O Supremo Tribunal Federal (STF) suspendeu uma ordem de reintegração de posse que ameaçava 84 famílias da comunidade da Serra do Lajeado, em Palmas. A decisão liminar, assinada pela ministra Cármen Lúcia e comunicada ao Poder Judiciário do Tocantins na sexta-feira última, 14, reconhece a vulnerabilidade social das famílias, condição evidenciada por elementos técnicos apresentados pela Defensoria Pública do Estado do Tocantins (DPE-TO), por meio do Núcleo da Defensoria Pública Agrária e Ambiental (DPAgra).
Conforme o DPagra, que esteve in loco na sexta-feira, o conflito agrário entre trabalhadores rurais e um grupo de produtores de soja já dura uma década, estando em disputa a posse dos lotes 19 e 19-A, da região da Serra do Lajeado.
“Um novo relatório, detalhando as constatações da visita e reforçando a condição de vulnerabilidade da comunidade será juntado aos autos em breve. Esta atuação cumpre a missão institucional da DPE-TO e as atribuições do DPagra de prestar assistência jurídica qualificada e integral em prol dos trabalhadores rurais”, destaca a coordenadora do Núcleo, defensora pública Kenia Martins Pimenta Fernandes.
Inspeção in loco
Na visita técnica, a equipe do DPagra prestou atendimento coletivo e avaliou, novamente, as condições de vulnerabilidade que haviam sido desconsideradas pelo juízo de primeiro grau. A reunião ocorreu na sede da Associação dos Produtores Rurais da Serra do Lajeado (APRSL).
Durante o encontro, a Defensora Pública e a defesa particular da Associação orientaram as famílias sobre os caminhos processuais e reforçaram a importância da atuação conjunta para reverter o despejo. Após a reunião, a equipe visitou algumas residências da área e constatou moradias precárias, ausência de fornecimento de energia elétrica e de saneamento básico, elementos que agravam a situação de risco social.

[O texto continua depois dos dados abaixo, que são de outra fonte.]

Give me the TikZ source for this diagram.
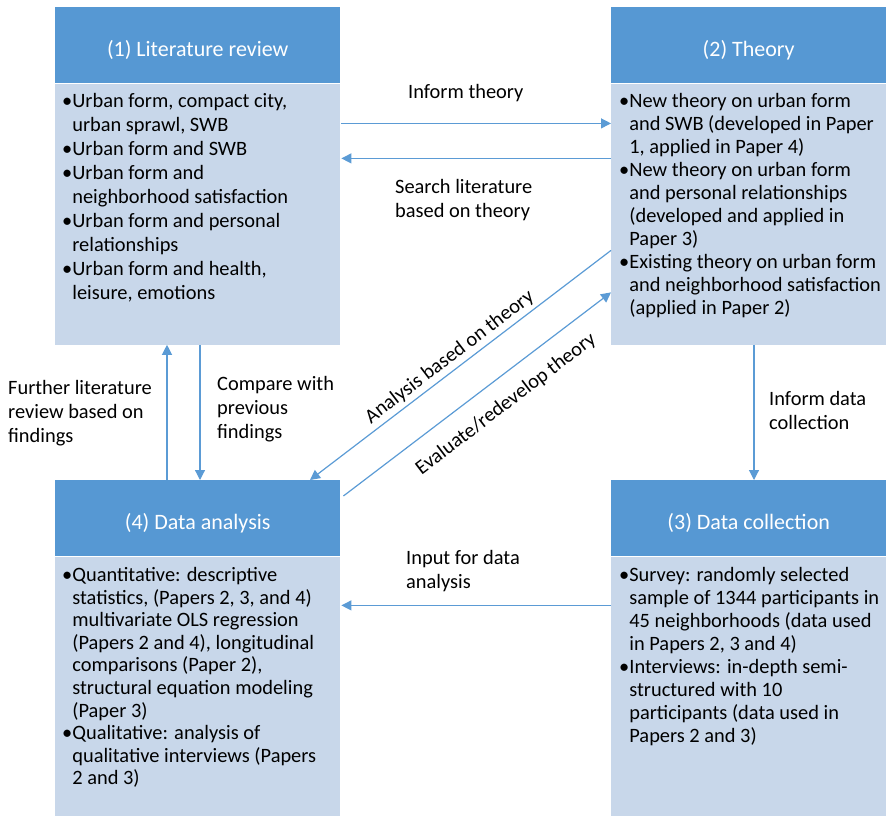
\documentclass[tikz,border=0pt]{standalone}
\usepackage{fontspec}
\setmainfont{Carlito}
\usetikzlibrary{arrows.meta,positioning}
\definecolor{boxHead}{RGB}{86,152,211}
\definecolor{boxBody}{RGB}{200,215,234}
\definecolor{flowBlue}{RGB}{91,155,213}
\newcommand{\bul}{\textbullet}
\newcommand{\ind}{\hphantom{\textbullet}}
\newcommand{\lines}[1]{\begin{tabular}[t]{@{}l@{}}#1\end{tabular}}

\begin{document}
\begin{tikzpicture}[x=1pt,y=-1pt,
  head/.style={fill=boxHead, text=white, anchor=north west, inner sep=0pt,
    minimum height=76pt, text height=22pt, text depth=0pt,
    font=\fontsize{22}{26}\selectfont},
  body/.style={fill=boxBody, anchor=north west, inner sep=0pt},
  items/.style={anchor=base west, inner sep=0pt, font=\fontsize{20.4}{24}\selectfont},
  itemsmid/.style={items, font=\fontsize{20.4}{23}\selectfont},
  itemslow/.style={items, font=\fontsize{20.4}{22.6}\selectfont},
  lbl/.style={anchor=base west, inner sep=0pt, font=\fontsize{20.4}{24}\selectfont},
  flow/.style={draw=flowBlue, line width=1.2pt, -{Triangle[length=10pt,width=10pt]}}]
\useasboundingbox (0,0) rectangle (886,816);

% the four boxes
\foreach \nm/\x/\y/\w/\bh/\ttl in {lit/55/7/285/261/{(1) Literature review},
  theory/611/7/275/261/{(2) Theory},
  analysis/55/480/285/260/{(4) Data analysis},
  collect/611/480/275/260/{(3) Data collection}}
{
  \node[head, minimum width=\w pt] (\nm-head) at (\x,\y) {\ttl};
  \node[body, minimum width=\w pt, minimum height=\bh pt] (\nm-body) at (\nm-head.south west) {};
}

\node[items] (lit-text) at ([shift={(7,24)}]lit-body.north west) {\lines{
  \bul Urban form, compact city,\\
  \ind urban sprawl, SWB\\
  \bul Urban form and SWB\\
  \bul Urban form and\\
  \ind neighborhood satisfaction\\
  \bul Urban form and personal\\
  \ind relationships\\
  \bul Urban form and health,\\
  \ind leisure, emotions}};
\node[itemsmid] (theory-text) at ([shift={(8,24)}]theory-body.north west) {\lines{
  \bul New theory on urban form\\
  \ind and SWB (developed in Paper\\
  \ind 1, applied in Paper 4)\\
  \bul New theory on urban form\\
  \ind and personal relationships\\
  \ind (developed and applied in\\
  \ind Paper 3)\\
  \bul Existing theory on urban form\\
  \ind and neighborhood satisfaction\\
  \ind (applied in Paper 2)}};
\node[itemslow] (analysis-text) at ([shift={(7,25)}]analysis-body.north west) {\lines{
  \bul Quantitative: descriptive\\
  \ind statistics, (Papers 2, 3, and 4)\\
  \ind multivariate OLS regression\\
  \ind (Papers 2 and 4), longitudinal\\
  \ind comparisons (Paper 2),\\
  \ind structural equation modeling\\
  \ind (Paper 3)\\
  \bul Qualitative: analysis of\\
  \ind qualitative interviews (Papers\\
  \ind 2 and 3)}};
\node[itemsmid] (collect-text) at ([shift={(8,25)}]collect-body.north west) {\lines{
  \bul Survey: randomly selected\\
  \ind sample of 1344 participants in\\
  \ind 45 neighborhoods (data used\\
  \ind in Papers 2, 3 and 4)\\
  \bul Interviews: in-depth semi-\\
  \ind structured with 10\\
  \ind participants (data used in\\
  \ind Papers 2 and 3)}};

% connectors
\draw[flow] ([shift={(1,40)}]lit-body.north east) -- ([shift={(0,40)}]theory-body.north west);
\draw[flow] ([shift={(0,75)}]theory-body.north west) -- ([shift={(1,75)}]lit-body.north east);
\draw[flow] ([shift={(145,0)}]lit-body.south west) -- ([shift={(145,0)}]analysis-head.north west);
\draw[flow] ([shift={(112,0)}]analysis-head.north west) -- ([shift={(112,0)}]lit-body.south west);
\draw[flow] ([shift={(143,0)}]theory-body.south west) -- ([shift={(143,0)}]collect-head.north west);
\draw[flow] ([shift={(0,49)}]collect-body.north west) -- ([shift={(1,49)}]analysis-body.north east);
\draw[flow] ([shift={(0,167)}]theory-body.north west) -- ([shift={(255,0)}]analysis-head.north west)
  node[pos=0.51, sloped, above=3.5pt, inner sep=0pt, font=\fontsize{20.4}{24}\selectfont] (l-analysis) {Analysis based on theory};
\draw[flow] ([shift={(3,16)}]analysis-head.north east) -- ([shift={(0,209)}]theory-body.north west)
  node[pos=0.55, sloped, below=16pt, inner sep=0pt, font=\fontsize{20.4}{24}\selectfont] (l-evaluate) {Evaluate/redevelop theory};

% connector labels
\node[lbl] (l-inform) at (408,98.5) {Inform theory};
\node[lbl] (l-search) at (395,193) {\lines{Search literature\\based on theory}};
\node[lbl] (l-further) at (8,394) {\lines{Further literature\\review based on\\findings}};
\node[lbl] (l-compare) at (217,390) {\lines{Compare with\\previous\\findings}};
\node[lbl] (l-collect) at (769,405) {\lines{Inform data\\collection}};
\node[lbl] (l-input) at (406,564) {\lines{Input for data\\analysis}};
\end{tikzpicture}
\end{document}
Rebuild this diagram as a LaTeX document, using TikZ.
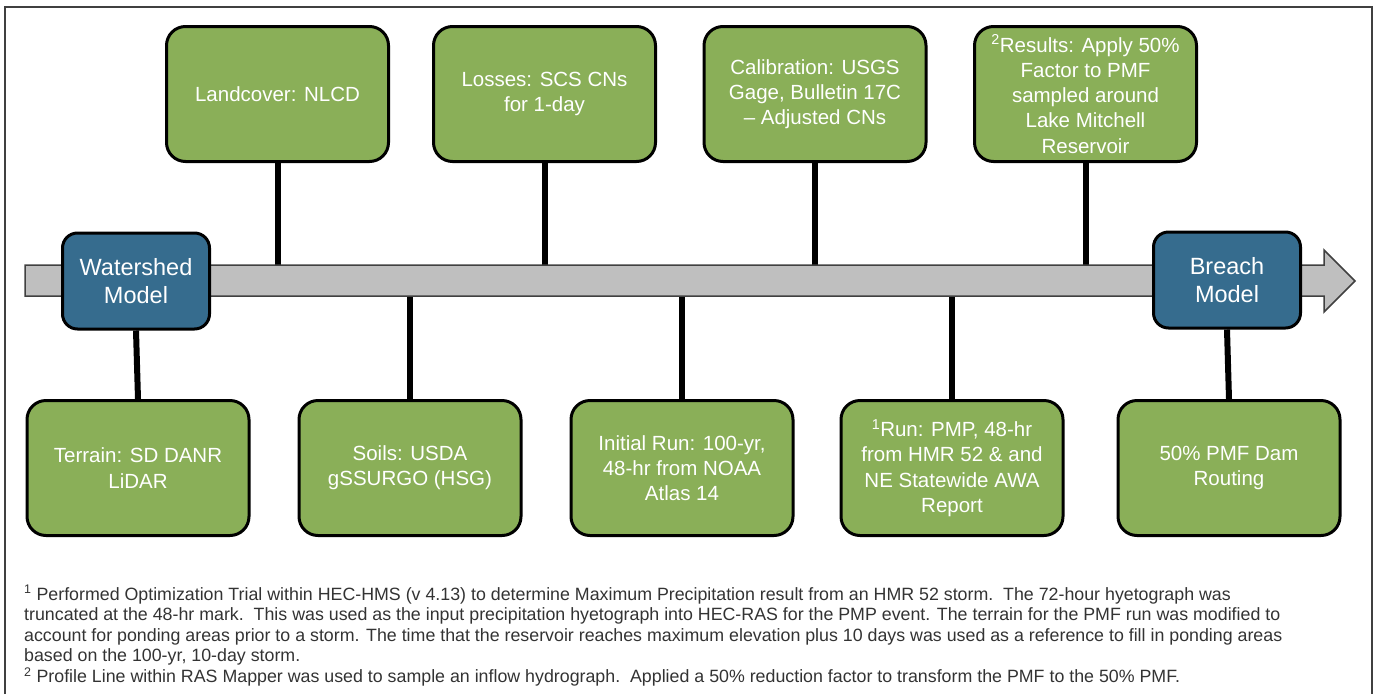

O presidente da APRSL, Jesuilson Alves Farias, destacou a assistência da Defensoria Pública ao longo do conflito. “É importante pra nós, porque a gente passou por um momento muito difícil. E através da Defensoria é que nós estamos aqui hoje. Se não fosse a Defensoria, já teria 40 dias que nós iríamos ter saído fora”.
Levantamento do Dpagra aponta que a comunidade abriga idosos, crianças e pessoas com deficiência. As famílias sobrevivem da agricultura de subsistência, cultivando feijão, mandioca e hortaliças, além da criação de aves e suínos, garantindo a própria segurança alimentar.
Entenda o caso
A ação de reintegração de posse (5ª Etapa) foi movida contra a Associação dos Produtores Rurais da Serra do Lajeado e outros requeridos, com pedido de retomada dos lotes 19 e 19-A. Após participar de reunião organizada pela Polícia Militar, em setembro último, para planejar o cumprimento da ordem de despejo, o DPagra peticionou nos autos alertando sobre a presença de famílias em situação de sociovulnerabilidade e solicitando a suspensão da medida.
A DPE-TO também pediu a citação por edital de terceiros interessados, moradores não mencionados na ação, e o encaminhamento do caso à Comissão de Soluções Fundiárias (CSF) do Conselho Nacional de Justiça (CNJ), conforme previsto na Arguição de Descumprimento de Preceito Fundamental (ADPF) 828 e na Resolução 510/2023 do CNJ.
Na decisão, a Justiça acatou o pedido para citação por edital e concedeu prazo de 60 dias para desocupação voluntária.
Após essa manifestação, a Associação ajuizou a Reclamação (RCL) 87.379 no STF. Na decisão, a ministra Cármen Lúcia reconheceu que a vulnerabilidade social estava demonstrada e corroborada pela atuação da Defensoria Pública, destacando o papel da instituição como custos vulnerabilis [guardiã dos vulneráveis].
“Na liminar, a Ministra suspendeu o cumprimento da ordem de reintegração e requisitou, com urgência, informações ao juízo de Palmas sobre a razão pela qual o conflito não foi reconhecido como coletivo e marcado por vulnerabilidade social. Com a decisão, as 84 famílias da Serra do Lajeado permanecem amparadas, enquanto o STF analisa o mérito do caso”, explica Kenia Martins.